--- Begin Collected material ---

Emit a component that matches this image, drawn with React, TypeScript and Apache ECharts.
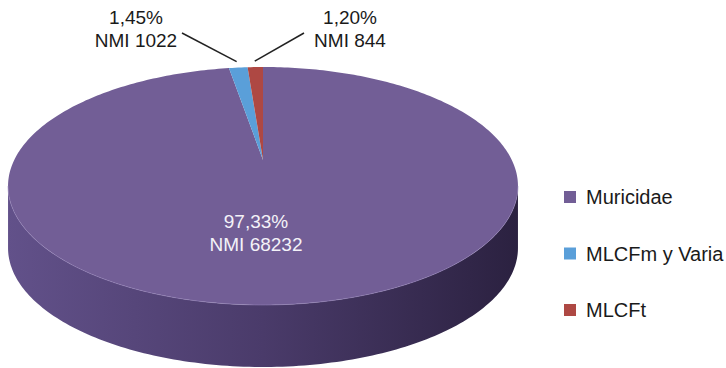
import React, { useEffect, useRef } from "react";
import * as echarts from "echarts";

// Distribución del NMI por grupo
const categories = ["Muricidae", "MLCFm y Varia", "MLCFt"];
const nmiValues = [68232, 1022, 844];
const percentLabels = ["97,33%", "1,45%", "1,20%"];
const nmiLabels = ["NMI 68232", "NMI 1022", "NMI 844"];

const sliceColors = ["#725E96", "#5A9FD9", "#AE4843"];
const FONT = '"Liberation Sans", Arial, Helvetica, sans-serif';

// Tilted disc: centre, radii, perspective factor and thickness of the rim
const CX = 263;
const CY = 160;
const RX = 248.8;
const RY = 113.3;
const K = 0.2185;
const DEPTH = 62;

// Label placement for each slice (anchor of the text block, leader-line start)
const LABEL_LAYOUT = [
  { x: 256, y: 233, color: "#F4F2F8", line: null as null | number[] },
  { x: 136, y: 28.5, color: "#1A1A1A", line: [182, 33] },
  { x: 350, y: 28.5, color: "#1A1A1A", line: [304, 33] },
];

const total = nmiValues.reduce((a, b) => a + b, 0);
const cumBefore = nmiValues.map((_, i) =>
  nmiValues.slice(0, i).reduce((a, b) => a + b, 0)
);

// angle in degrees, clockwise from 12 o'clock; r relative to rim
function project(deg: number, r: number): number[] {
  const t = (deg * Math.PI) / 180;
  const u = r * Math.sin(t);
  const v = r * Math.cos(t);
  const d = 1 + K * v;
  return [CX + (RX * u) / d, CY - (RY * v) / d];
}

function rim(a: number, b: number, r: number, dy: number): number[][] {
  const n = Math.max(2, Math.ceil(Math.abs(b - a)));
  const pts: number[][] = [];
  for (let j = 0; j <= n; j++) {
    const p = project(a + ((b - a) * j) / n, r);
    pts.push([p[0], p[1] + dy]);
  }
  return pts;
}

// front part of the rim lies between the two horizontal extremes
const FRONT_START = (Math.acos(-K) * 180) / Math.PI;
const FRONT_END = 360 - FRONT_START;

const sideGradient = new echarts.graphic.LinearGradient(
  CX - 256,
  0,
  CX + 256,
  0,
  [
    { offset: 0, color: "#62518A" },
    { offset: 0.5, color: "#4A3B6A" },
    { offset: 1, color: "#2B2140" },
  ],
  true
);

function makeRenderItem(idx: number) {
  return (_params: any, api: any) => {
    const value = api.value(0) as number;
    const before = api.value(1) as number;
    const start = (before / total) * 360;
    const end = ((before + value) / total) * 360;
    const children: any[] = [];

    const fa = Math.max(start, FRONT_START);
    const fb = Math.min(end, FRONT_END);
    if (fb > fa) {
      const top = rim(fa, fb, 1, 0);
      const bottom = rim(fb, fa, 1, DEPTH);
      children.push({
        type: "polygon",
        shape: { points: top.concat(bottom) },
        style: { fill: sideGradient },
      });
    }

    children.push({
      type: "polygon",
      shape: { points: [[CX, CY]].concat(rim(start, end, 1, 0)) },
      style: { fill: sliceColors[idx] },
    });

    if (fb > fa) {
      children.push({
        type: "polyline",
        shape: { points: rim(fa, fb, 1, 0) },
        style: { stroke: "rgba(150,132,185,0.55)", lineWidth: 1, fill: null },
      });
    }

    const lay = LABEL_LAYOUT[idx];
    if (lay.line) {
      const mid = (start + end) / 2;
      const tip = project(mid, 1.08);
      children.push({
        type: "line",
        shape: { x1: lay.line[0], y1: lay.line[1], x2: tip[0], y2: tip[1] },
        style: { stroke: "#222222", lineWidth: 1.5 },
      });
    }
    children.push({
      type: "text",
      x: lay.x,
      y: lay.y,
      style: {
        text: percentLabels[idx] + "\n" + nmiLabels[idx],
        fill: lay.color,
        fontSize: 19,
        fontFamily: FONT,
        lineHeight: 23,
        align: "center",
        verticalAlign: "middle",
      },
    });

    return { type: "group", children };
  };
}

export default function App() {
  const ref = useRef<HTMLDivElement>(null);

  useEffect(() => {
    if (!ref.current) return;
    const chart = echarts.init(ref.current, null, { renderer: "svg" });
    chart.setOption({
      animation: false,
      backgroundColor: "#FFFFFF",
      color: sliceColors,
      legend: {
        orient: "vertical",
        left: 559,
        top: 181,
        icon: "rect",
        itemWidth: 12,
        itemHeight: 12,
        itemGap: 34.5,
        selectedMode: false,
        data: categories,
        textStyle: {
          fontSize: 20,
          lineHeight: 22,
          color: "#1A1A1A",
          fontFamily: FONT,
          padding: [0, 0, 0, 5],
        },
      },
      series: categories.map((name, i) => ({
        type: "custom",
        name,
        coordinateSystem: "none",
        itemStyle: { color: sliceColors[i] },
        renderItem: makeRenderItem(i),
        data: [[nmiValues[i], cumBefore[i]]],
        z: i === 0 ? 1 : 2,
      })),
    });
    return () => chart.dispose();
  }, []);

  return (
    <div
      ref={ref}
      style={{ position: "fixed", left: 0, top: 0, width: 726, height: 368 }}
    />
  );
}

--- End Collected material ---

_Your instructions_: Copy each line above precisely, dropping the pictures.

_Solution_:
Emit a component that matches this image, drawn with React, TypeScript and Apache ECharts.
import React, { useEffect, useRef } from "react";
import * as echarts from "echarts";

// Distribución del NMI por grupo
const categories = ["Muricidae", "MLCFm y Varia", "MLCFt"];
const nmiValues = [68232, 1022, 844];
const percentLabels = ["97,33%", "1,45%", "1,20%"];
const nmiLabels = ["NMI 68232", "NMI 1022", "NMI 844"];

const sliceColors = ["#725E96", "#5A9FD9", "#AE4843"];
const FONT = '"Liberation Sans", Arial, Helvetica, sans-serif';

// Tilted disc: centre, radii, perspective factor and thickness of the rim
const CX = 263;
const CY = 160;
const RX = 248.8;
const RY = 113.3;
const K = 0.2185;
const DEPTH = 62;

// Label placement for each slice (anchor of the text block, leader-line start)
const LABEL_LAYOUT = [
  { x: 256, y: 233, color: "#F4F2F8", line: null as null | number[] },
  { x: 136, y: 28.5, color: "#1A1A1A", line: [182, 33] },
  { x: 350, y: 28.5, color: "#1A1A1A", line: [304, 33] },
];

const total = nmiValues.reduce((a, b) => a + b, 0);
const cumBefore = nmiValues.map((_, i) =>
  nmiValues.slice(0, i).reduce((a, b) => a + b, 0)
);

// angle in degrees, clockwise from 12 o'clock; r relative to rim
function project(deg: number, r: number): number[] {
  const t = (deg * Math.PI) / 180;
  const u = r * Math.sin(t);
  const v = r * Math.cos(t);
  const d = 1 + K * v;
  return [CX + (RX * u) / d, CY - (RY * v) / d];
}

function rim(a: number, b: number, r: number, dy: number): number[][] {
  const n = Math.max(2, Math.ceil(Math.abs(b - a)));
  const pts: number[][] = [];
  for (let j = 0; j <= n; j++) {
    const p = project(a + ((b - a) * j) / n, r);
    pts.push([p[0], p[1] + dy]);
  }
  return pts;
}

// front part of the rim lies between the two horizontal extremes
const FRONT_START = (Math.acos(-K) * 180) / Math.PI;
const FRONT_END = 360 - FRONT_START;

const sideGradient = new echarts.graphic.LinearGradient(
  CX - 256,
  0,
  CX + 256,
  0,
  [
    { offset: 0, color: "#62518A" },
    { offset: 0.5, color: "#4A3B6A" },
    { offset: 1, color: "#2B2140" },
  ],
  true
);

function makeRenderItem(idx: number) {
  return (_params: any, api: any) => {
    const value = api.value(0) as number;
    const before = api.value(1) as number;
    const start = (before / total) * 360;
    const end = ((before + value) / total) * 360;
    const children: any[] = [];

    const fa = Math.max(start, FRONT_START);
    const fb = Math.min(end, FRONT_END);
    if (fb > fa) {
      const top = rim(fa, fb, 1, 0);
      const bottom = rim(fb, fa, 1, DEPTH);
      children.push({
        type: "polygon",
        shape: { points: top.concat(bottom) },
        style: { fill: sideGradient },
      });
    }

    children.push({
      type: "polygon",
      shape: { points: [[CX, CY]].concat(rim(start, end, 1, 0)) },
      style: { fill: sliceColors[idx] },
    });

    if (fb > fa) {
      children.push({
        type: "polyline",
        shape: { points: rim(fa, fb, 1, 0) },
        style: { stroke: "rgba(150,132,185,0.55)", lineWidth: 1, fill: null },
      });
    }

    const lay = LABEL_LAYOUT[idx];
    if (lay.line) {
      const mid = (start + end) / 2;
      const tip = project(mid, 1.08);
      children.push({
        type: "line",
        shape: { x1: lay.line[0], y1: lay.line[1], x2: tip[0], y2: tip[1] },
        style: { stroke: "#222222", lineWidth: 1.5 },
      });
    }
    children.push({
      type: "text",
      x: lay.x,
      y: lay.y,
      style: {
        text: percentLabels[idx] + "\n" + nmiLabels[idx],
        fill: lay.color,
        fontSize: 19,
        fontFamily: FONT,
        lineHeight: 23,
        align: "center",
        verticalAlign: "middle",
      },
    });

    return { type: "group", children };
  };
}

export default function App() {
  const ref = useRef<HTMLDivElement>(null);

  useEffect(() => {
    if (!ref.current) return;
    const chart = echarts.init(ref.current, null, { renderer: "svg" });
    chart.setOption({
      animation: false,
      backgroundColor: "#FFFFFF",
      color: sliceColors,
      legend: {
        orient: "vertical",
        left: 559,
        top: 181,
        icon: "rect",
        itemWidth: 12,
        itemHeight: 12,
        itemGap: 34.5,
        selectedMode: false,
        data: categories,
        textStyle: {
          fontSize: 20,
          lineHeight: 22,
          color: "#1A1A1A",
          fontFamily: FONT,
          padding: [0, 0, 0, 5],
        },
      },
      series: categories.map((name, i) => ({
        type: "custom",
        name,
        coordinateSystem: "none",
        itemStyle: { color: sliceColors[i] },
        renderItem: makeRenderItem(i),
        data: [[nmiValues[i], cumBefore[i]]],
        z: i === 0 ? 1 : 2,
      })),
    });
    return () => chart.dispose();
  }, []);

  return (
    <div
      ref={ref}
      style={{ position: "fixed", left: 0, top: 0, width: 726, height: 368 }}
    />
  );
}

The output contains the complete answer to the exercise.